_Given exercise_
Give back the exact lines spanning from the line with "Recreate this image" to the line with "rural_women_hi = [1.00, 1.39, 1.26, 1.87]", with both of those lines included and no others.

_Supplied data_
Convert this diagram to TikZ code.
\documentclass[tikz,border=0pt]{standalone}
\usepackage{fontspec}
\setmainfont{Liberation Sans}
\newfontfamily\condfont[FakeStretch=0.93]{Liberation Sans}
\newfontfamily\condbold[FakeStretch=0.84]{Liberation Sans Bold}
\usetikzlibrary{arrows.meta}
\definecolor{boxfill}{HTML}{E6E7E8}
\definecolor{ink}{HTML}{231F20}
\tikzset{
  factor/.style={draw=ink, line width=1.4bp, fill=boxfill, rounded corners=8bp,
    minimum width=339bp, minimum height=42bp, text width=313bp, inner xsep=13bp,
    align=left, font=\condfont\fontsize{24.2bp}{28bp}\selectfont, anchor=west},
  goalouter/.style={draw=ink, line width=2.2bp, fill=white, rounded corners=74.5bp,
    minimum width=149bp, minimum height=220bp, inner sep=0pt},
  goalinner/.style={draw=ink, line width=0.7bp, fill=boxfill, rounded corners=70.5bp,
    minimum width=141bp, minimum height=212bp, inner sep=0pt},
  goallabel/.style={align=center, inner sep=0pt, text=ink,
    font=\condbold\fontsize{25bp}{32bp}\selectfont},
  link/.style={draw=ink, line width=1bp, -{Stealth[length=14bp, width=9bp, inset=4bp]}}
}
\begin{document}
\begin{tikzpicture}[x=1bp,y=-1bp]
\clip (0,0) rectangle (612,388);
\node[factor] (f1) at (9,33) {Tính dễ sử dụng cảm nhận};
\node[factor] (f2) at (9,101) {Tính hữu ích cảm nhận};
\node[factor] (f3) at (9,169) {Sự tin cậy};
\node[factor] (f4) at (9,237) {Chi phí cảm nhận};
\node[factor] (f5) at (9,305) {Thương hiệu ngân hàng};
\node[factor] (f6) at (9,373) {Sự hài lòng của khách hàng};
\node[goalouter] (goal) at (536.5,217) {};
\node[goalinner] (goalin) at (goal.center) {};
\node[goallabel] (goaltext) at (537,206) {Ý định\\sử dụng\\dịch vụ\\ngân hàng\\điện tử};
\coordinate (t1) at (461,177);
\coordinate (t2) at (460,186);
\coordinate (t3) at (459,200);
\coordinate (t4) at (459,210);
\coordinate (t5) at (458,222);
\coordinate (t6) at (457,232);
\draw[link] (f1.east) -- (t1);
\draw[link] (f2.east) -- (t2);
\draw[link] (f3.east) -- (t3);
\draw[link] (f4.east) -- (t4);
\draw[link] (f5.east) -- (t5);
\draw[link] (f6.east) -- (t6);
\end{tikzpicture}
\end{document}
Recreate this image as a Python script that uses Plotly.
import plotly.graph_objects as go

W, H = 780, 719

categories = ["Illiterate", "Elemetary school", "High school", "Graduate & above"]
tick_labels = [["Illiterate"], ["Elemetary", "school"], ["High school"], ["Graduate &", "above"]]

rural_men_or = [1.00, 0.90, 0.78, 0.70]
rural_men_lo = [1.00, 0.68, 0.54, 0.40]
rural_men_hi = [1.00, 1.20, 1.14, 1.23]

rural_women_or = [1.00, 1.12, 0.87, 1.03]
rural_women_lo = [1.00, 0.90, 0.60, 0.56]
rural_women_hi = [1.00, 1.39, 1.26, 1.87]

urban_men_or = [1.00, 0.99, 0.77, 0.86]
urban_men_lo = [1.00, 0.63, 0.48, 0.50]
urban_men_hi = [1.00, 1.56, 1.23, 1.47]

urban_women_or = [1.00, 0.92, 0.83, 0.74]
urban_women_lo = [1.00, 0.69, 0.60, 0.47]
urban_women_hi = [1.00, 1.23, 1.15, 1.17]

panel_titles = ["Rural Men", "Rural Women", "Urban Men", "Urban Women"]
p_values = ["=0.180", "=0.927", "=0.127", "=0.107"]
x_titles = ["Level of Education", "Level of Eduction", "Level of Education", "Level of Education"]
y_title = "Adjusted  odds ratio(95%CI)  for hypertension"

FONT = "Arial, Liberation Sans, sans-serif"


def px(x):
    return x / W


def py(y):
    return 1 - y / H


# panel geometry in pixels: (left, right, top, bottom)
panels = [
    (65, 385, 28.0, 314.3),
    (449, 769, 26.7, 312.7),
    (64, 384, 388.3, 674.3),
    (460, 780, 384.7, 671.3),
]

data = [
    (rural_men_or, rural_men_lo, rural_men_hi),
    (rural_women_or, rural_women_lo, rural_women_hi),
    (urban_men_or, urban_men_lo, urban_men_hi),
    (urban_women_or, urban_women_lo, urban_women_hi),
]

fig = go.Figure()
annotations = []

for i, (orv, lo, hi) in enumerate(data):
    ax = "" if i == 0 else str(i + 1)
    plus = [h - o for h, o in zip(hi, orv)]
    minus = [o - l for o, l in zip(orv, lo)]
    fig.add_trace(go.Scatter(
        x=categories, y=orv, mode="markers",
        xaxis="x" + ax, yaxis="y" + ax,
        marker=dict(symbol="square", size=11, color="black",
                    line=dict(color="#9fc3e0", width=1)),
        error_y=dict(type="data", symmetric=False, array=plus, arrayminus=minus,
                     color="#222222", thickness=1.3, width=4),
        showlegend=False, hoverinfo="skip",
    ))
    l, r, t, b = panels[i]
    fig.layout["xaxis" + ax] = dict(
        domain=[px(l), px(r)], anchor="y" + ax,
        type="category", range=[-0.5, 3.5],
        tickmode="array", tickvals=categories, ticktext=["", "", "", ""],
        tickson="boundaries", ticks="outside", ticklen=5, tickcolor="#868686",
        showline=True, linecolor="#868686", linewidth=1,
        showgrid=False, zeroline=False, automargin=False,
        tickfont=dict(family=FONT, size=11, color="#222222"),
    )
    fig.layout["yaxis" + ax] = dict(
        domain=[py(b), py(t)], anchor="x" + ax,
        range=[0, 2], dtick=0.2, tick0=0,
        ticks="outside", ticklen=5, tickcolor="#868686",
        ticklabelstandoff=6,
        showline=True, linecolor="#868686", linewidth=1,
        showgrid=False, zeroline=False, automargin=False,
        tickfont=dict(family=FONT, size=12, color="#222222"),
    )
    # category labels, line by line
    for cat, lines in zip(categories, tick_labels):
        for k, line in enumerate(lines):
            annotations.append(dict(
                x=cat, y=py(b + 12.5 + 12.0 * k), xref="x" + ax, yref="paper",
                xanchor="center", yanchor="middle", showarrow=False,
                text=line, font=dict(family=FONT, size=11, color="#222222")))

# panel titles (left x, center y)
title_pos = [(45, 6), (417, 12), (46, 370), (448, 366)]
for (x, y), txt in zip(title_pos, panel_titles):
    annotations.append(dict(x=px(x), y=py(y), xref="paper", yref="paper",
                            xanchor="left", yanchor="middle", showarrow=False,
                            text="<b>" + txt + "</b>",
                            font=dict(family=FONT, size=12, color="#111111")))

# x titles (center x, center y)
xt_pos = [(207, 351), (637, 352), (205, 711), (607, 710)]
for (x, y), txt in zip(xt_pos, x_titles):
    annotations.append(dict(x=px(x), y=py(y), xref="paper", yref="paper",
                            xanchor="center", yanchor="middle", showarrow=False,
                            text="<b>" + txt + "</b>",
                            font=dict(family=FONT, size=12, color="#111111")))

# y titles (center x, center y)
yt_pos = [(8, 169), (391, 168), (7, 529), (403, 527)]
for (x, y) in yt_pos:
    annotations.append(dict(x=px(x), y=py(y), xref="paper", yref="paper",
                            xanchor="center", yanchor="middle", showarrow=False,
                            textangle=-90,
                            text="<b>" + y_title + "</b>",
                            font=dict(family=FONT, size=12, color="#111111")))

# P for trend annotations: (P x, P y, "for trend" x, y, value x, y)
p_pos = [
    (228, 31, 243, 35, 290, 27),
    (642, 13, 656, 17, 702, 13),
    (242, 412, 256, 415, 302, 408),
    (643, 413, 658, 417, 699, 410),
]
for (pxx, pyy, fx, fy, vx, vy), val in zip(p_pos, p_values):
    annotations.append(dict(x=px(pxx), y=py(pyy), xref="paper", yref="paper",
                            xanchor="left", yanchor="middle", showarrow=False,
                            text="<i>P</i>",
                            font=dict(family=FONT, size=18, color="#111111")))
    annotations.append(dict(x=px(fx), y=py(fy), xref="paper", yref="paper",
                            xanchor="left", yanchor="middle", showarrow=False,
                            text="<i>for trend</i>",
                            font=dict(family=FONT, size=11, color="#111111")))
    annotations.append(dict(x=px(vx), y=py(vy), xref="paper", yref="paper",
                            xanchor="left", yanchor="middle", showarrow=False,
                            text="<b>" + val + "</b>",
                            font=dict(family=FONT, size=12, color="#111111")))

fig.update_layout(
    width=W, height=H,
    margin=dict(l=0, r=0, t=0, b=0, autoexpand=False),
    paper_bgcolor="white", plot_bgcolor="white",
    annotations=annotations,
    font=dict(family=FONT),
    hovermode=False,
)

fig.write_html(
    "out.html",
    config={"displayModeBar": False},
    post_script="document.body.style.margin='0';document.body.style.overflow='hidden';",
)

_Reply to the exercise_
Recreate this image as a Python script that uses Plotly.
import plotly.graph_objects as go

W, H = 780, 719

categories = ["Illiterate", "Elemetary school", "High school", "Graduate & above"]
tick_labels = [["Illiterate"], ["Elemetary", "school"], ["High school"], ["Graduate &", "above"]]

rural_men_or = [1.00, 0.90, 0.78, 0.70]
rural_men_lo = [1.00, 0.68, 0.54, 0.40]
rural_men_hi = [1.00, 1.20, 1.14, 1.23]

rural_women_or = [1.00, 1.12, 0.87, 1.03]
rural_women_lo = [1.00, 0.90, 0.60, 0.56]
rural_women_hi = [1.00, 1.39, 1.26, 1.87]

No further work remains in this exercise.